= Problem details =
Reproduce exactly, and only, the lines of the material below running from the line bearing "Convert this diagram to TikZ code." through the line bearing "(sp3) at (963,402.5)". Leave any pictures out.

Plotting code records
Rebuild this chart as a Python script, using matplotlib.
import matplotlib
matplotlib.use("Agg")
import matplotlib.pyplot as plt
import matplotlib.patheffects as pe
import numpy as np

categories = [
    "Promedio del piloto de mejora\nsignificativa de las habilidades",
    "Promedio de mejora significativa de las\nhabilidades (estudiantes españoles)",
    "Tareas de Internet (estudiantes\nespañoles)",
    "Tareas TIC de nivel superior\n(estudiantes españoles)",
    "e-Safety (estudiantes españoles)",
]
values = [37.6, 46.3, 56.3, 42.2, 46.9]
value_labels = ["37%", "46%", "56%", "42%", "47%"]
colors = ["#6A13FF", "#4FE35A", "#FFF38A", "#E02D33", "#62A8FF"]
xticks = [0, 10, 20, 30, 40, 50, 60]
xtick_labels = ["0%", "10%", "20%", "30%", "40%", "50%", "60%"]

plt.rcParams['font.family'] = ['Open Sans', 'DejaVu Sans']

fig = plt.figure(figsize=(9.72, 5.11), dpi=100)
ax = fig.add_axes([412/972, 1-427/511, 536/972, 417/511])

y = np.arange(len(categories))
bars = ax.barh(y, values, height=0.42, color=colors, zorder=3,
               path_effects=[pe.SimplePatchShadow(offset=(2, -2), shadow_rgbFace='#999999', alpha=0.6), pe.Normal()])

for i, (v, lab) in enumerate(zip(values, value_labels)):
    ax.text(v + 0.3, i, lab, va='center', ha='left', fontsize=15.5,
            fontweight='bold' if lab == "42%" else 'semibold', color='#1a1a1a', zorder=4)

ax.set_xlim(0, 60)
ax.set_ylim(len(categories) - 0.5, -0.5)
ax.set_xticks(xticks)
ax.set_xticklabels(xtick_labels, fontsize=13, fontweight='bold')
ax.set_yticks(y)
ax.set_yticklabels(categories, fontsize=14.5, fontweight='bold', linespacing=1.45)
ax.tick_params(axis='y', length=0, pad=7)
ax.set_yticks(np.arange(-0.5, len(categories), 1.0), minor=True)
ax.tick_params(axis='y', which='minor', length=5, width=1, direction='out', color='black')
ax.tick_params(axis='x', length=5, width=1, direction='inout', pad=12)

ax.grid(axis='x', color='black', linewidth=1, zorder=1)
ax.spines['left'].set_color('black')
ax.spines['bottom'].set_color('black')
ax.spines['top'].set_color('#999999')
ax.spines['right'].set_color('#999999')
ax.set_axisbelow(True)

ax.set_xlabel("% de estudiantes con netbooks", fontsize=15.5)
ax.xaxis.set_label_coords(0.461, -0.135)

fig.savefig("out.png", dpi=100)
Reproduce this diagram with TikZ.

==

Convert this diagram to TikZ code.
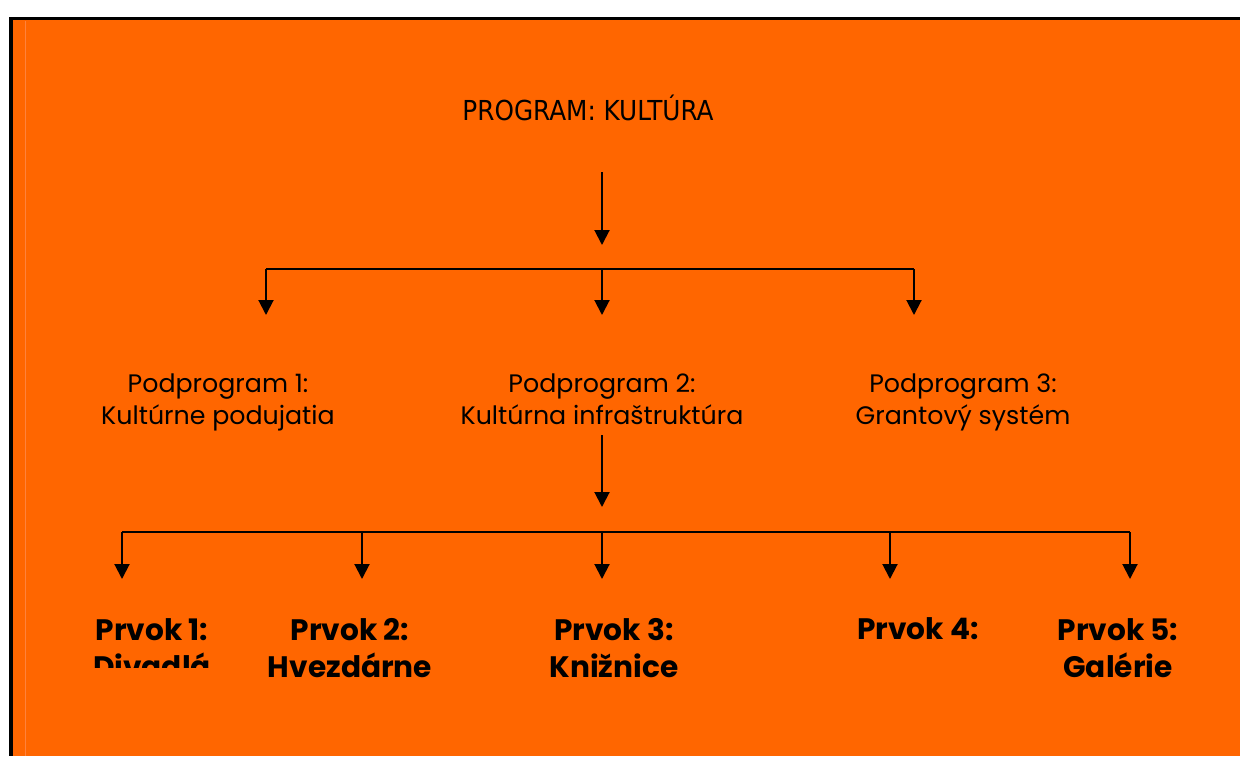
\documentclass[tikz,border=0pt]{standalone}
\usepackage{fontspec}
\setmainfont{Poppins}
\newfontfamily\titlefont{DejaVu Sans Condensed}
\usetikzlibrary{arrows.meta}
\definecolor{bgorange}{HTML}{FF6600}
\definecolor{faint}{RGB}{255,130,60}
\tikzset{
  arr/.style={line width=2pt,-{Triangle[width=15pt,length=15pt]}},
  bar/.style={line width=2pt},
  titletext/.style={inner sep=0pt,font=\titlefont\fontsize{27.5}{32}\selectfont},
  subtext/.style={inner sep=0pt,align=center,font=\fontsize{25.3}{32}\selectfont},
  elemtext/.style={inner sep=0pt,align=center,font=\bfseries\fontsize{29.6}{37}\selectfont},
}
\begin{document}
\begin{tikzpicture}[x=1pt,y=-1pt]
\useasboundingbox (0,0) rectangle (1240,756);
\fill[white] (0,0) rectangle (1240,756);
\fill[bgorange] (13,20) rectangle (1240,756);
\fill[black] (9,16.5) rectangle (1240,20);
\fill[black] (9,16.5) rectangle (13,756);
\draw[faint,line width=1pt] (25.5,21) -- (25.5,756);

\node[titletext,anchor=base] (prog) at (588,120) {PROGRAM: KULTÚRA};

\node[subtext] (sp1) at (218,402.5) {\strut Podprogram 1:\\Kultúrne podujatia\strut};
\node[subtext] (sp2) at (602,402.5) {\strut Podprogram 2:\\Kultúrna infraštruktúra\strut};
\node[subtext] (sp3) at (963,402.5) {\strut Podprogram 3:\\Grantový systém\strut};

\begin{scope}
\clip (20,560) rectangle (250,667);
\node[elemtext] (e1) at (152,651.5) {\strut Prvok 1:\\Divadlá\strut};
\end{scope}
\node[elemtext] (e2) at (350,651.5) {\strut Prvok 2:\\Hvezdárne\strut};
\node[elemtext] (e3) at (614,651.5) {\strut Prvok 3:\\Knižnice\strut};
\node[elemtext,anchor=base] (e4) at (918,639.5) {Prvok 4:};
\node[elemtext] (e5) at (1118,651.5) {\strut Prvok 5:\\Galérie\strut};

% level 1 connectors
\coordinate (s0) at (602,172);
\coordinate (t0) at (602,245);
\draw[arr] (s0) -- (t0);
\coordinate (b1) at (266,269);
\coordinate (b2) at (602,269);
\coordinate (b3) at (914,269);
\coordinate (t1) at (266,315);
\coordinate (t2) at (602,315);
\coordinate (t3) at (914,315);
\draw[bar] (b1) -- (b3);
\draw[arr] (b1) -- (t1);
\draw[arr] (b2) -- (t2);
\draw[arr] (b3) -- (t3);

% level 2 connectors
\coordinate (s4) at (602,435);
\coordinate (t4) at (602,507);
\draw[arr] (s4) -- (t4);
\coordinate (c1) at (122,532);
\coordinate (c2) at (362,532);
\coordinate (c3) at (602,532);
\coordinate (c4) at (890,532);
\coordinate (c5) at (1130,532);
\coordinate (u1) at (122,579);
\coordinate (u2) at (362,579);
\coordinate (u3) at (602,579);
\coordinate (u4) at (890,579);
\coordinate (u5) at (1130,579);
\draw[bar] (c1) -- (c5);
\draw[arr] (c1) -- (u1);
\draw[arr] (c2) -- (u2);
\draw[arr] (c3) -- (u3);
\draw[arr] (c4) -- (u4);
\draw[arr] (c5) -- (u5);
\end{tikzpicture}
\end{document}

==

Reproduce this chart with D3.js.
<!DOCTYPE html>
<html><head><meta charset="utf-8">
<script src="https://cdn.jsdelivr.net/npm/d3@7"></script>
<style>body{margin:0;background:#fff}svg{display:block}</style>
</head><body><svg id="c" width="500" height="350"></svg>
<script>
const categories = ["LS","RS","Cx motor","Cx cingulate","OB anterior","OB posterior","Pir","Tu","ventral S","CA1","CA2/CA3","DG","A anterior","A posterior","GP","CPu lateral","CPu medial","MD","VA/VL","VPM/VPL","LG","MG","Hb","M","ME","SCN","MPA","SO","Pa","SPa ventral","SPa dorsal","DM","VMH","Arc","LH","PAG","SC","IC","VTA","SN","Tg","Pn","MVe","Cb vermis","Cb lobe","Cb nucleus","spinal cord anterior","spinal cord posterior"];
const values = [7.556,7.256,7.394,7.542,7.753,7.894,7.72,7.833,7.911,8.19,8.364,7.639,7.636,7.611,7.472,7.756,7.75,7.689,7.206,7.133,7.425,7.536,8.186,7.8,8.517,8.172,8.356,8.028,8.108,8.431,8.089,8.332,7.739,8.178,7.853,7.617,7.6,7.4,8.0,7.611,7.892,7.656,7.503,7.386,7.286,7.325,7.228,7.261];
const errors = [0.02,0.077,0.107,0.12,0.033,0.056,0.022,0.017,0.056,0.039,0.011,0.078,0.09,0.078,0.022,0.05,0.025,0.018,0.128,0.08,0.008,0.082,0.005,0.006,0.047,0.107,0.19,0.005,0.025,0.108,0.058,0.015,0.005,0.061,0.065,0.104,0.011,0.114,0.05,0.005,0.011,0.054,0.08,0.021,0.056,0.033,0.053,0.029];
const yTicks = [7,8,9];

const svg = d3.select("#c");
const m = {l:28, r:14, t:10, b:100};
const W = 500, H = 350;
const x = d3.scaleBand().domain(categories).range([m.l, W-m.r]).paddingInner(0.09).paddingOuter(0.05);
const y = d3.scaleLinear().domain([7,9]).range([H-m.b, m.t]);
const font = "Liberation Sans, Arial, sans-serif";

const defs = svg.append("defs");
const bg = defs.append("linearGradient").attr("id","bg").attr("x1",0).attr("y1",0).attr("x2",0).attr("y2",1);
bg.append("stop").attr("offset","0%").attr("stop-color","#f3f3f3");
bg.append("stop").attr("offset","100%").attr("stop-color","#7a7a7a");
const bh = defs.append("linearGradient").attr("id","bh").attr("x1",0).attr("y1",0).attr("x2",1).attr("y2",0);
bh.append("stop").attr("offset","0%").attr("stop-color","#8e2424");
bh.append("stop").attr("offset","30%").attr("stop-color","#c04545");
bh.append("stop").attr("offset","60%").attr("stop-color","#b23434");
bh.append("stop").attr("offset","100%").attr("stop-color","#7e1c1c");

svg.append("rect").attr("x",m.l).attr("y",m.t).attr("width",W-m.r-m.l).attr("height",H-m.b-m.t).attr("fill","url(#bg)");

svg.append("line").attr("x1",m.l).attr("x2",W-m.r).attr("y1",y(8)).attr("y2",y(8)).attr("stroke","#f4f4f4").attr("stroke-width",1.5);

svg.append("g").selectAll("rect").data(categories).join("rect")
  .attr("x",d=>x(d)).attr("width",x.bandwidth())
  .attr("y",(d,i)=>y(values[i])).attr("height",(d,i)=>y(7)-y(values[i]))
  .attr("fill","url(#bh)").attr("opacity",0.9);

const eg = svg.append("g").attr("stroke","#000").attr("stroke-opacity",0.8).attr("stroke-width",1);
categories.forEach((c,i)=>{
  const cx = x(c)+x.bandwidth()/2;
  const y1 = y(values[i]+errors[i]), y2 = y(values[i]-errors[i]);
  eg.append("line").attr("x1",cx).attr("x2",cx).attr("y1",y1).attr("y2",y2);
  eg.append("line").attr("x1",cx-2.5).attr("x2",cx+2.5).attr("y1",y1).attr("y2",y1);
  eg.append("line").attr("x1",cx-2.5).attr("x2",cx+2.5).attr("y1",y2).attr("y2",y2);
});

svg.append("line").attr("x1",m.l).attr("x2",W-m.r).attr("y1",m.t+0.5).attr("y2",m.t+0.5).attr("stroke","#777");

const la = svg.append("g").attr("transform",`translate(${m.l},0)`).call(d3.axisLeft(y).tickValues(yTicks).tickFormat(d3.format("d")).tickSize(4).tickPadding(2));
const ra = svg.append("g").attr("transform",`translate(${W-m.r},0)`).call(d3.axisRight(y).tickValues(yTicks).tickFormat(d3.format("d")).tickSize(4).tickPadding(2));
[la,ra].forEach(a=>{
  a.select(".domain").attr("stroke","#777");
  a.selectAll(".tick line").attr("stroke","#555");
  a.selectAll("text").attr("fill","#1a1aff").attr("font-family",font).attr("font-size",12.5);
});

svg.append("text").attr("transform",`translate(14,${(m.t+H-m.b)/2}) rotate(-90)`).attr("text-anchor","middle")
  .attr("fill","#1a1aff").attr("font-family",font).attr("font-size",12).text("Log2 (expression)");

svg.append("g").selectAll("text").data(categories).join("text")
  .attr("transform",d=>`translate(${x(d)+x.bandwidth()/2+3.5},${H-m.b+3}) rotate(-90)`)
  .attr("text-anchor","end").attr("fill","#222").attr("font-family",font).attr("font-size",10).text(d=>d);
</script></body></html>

= Response below =
Convert this diagram to TikZ code.
\documentclass[tikz,border=0pt]{standalone}
\usepackage{fontspec}
\setmainfont{Poppins}
\newfontfamily\titlefont{DejaVu Sans Condensed}
\usetikzlibrary{arrows.meta}
\definecolor{bgorange}{HTML}{FF6600}
\definecolor{faint}{RGB}{255,130,60}
\tikzset{
  arr/.style={line width=2pt,-{Triangle[width=15pt,length=15pt]}},
  bar/.style={line width=2pt},
  titletext/.style={inner sep=0pt,font=\titlefont\fontsize{27.5}{32}\selectfont},
  subtext/.style={inner sep=0pt,align=center,font=\fontsize{25.3}{32}\selectfont},
  elemtext/.style={inner sep=0pt,align=center,font=\bfseries\fontsize{29.6}{37}\selectfont},
}
\begin{document}
\begin{tikzpicture}[x=1pt,y=-1pt]
\useasboundingbox (0,0) rectangle (1240,756);
\fill[white] (0,0) rectangle (1240,756);
\fill[bgorange] (13,20) rectangle (1240,756);
\fill[black] (9,16.5) rectangle (1240,20);
\fill[black] (9,16.5) rectangle (13,756);
\draw[faint,line width=1pt] (25.5,21) -- (25.5,756);

\node[titletext,anchor=base] (prog) at (588,120) {PROGRAM: KULTÚRA};

\node[subtext] (sp1) at (218,402.5) {\strut Podprogram 1:\\Kultúrne podujatia\strut};
\node[subtext] (sp2) at (602,402.5) {\strut Podprogram 2:\\Kultúrna infraštruktúra\strut};
\node[subtext] (sp3) at (963,402.5) {\strut Podprogram 3:\\Grantový systém\strut};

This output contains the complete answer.